「人間が生きようとする姿を渾身の力で体現したミケルセンを称賛したい」残された者 北の極地 ぐうたらさんの映画レビュー(感想・評価)
人間が生きようとする姿を渾身の力で体現したミケルセンを称賛したい
舞台は極寒の地。雪と氷によってスクリーンは白一色に覆われ、まるで何も描かれていないキャンバスの中で、孤独な男が一人、必死にきりもみを続けているようにも見える。そんな中、特筆すべきはこの映画がフラッシュバックを一切用いていないことだろう。過去や未来は描かれない。状況説明もない。そこには圧倒的な現実があるのみ。観客は彼の心の内に入り込むことなく、圧倒的なリアリティから彼の人間性をじかに感じ取らねばならない。

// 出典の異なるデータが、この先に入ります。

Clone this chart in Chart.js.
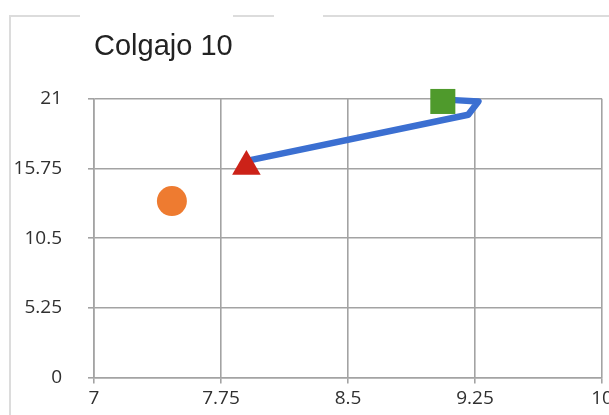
<!DOCTYPE html>
<html>
<head>
<meta charset="utf-8">
<script src="https://cdn.jsdelivr.net/npm/chart.js@4/dist/chart.umd.min.js"></script>
<style>
  html, body { margin: 0; padding: 0; background: #fff; }
  #wrap { position: relative; width: 609px; height: 415px; overflow: hidden; }
  canvas { position: absolute; left: 0; top: 0; }
  .frame { position: absolute; background: #dcdcdc; }
</style>
</head>
<body>
<div id="wrap">
  <div class="frame" style="left:9px; top:15px; width:2px; height:400px;"></div>
  <div class="frame" style="left:9px; top:15px; width:71px; height:2px;"></div>
  <div class="frame" style="left:233px; top:15px; width:41px; height:2px;"></div>
  <div class="frame" style="left:323px; top:15px; width:286px; height:2px;"></div>
  <canvas id="c" width="609" height="415"></canvas>
</div>
<script>
// Axis ticks and their labels
const xTicks = [7, 7.75, 8.5, 9.25, 10];
const xTickLabels = ['7', '7.75', '8.5', '9.25', '10'];
const yTicks = [0, 5.25, 10.5, 15.75, 21];
const yTickLabels = ['0', '5.25', '10.5', '15.75', '21'];

// Measurement points
const circleX = [7.46];
const circleY = [13.3];
const triangleX = [7.9];
const triangleY = [15.9];
const squareX = [9.06];
const squareY = [20.8];

// Arrow: shaft from the triangle, then the head (tip and barb)
const arrowX = [7.93, 9.21, 9.27, 9.13];
const arrowY = [16.4, 19.8, 20.8, 20.9];

const pts = (xs, ys) => xs.map((x, i) => ({ x: x, y: ys[i] }));

const gridColor = '#a3a3a3';
const tickColor = '#303030';
const tickFont = { family: 'Open Sans', size: 19, lineHeight: 1.2 };

new Chart(document.getElementById('c'), {
  type: 'scatter',
  data: {
    datasets: [
      {
        data: pts(arrowX, arrowY),
        showLine: true,
        borderColor: '#3b6fd1',
        borderWidth: 6.5,
        borderCapStyle: 'round',
        borderJoinStyle: 'round',
        pointRadius: 0,
        order: 10,
        clip: false
      },
      {
        data: pts(circleX, circleY),
        pointStyle: 'circle',
        pointRadius: 15,
        backgroundColor: '#ee7b30',
        borderColor: '#ee7b30',
        borderWidth: 0,
        order: 1,
        clip: false
      },
      {
        data: pts(triangleX, triangleY),
        pointStyle: 'triangle',
        pointRadius: 16.5,
        backgroundColor: '#cc2218',
        borderColor: '#cc2218',
        borderWidth: 0,
        order: 1,
        clip: false
      },
      {
        data: pts(squareX, squareY),
        pointStyle: 'rect',
        pointRadius: 17.7,
        backgroundColor: '#4f9a2c',
        borderColor: '#4f9a2c',
        borderWidth: 0,
        order: 1,
        clip: false
      }
    ]
  },
  options: {
    responsive: false,
    animation: false,
    events: [],
    layout: { autoPadding: false, padding: { left: 0, right: 7, top: 0, bottom: 0 } },
    plugins: {
      legend: { display: false },
      tooltip: { enabled: false },
      title: {
        display: true,
        text: 'Colgajo 10',
        align: 'start',
        fullSize: false,
        color: '#222',
        font: { family: 'Liberation Sans', size: 29, weight: 'normal', lineHeight: 1.2 },
        padding: { top: 30, bottom: 34 }
      }
    },
    scales: {
      x: {
        type: 'linear',
        min: 7,
        max: 10,
        afterBuildTicks: (s) => { s.ticks = xTicks.map(v => ({ value: v })); },
        // fixed axis band; the last label is allowed to run off the right edge
        afterFit: (s) => { s.height = 29; s.paddingLeft = 0; s.paddingRight = 0; },
        grid: { color: gridColor, lineWidth: 1.6, tickLength: 6, drawTicks: true },
        border: { color: gridColor, width: 1.6 },
        ticks: {
          color: tickColor, font: tickFont, padding: 4, maxRotation: 0, autoSkip: false,
          callback: (v, i) => xTickLabels[i]
        }
      },
      y: {
        type: 'linear',
        min: 0,
        max: 21,
        afterBuildTicks: (s) => { s.ticks = yTicks.map(v => ({ value: v })); },
        afterFit: (s) => { s.width = 94; },
        grid: { color: gridColor, lineWidth: 1.6, tickLength: 6, drawTicks: true },
        border: { color: gridColor, width: 1.6 },
        ticks: {
          color: tickColor, font: tickFont, padding: 26, autoSkip: false,
          callback: (v, i) => yTickLabels[i]
        }
      }
    }
  }
});
</script>
</body>
</html>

彼がその場でたった一人で孤独であり続けたならば、そのまま動揺することなく最期を迎えられたかもしれない。だが序盤、思わぬところで「守るべき者」が舞い込むことで葛藤が始まる。使命が生まれる。己の命が自分のためだけのものではないという自責と、苦闘が始まる。そうやって初めて意志と希望が湧き出ずる。かくも人間が生きる姿を、その意義を、渾身の力で体現したマッツ・ミケルセンの演技、ただただ圧巻である。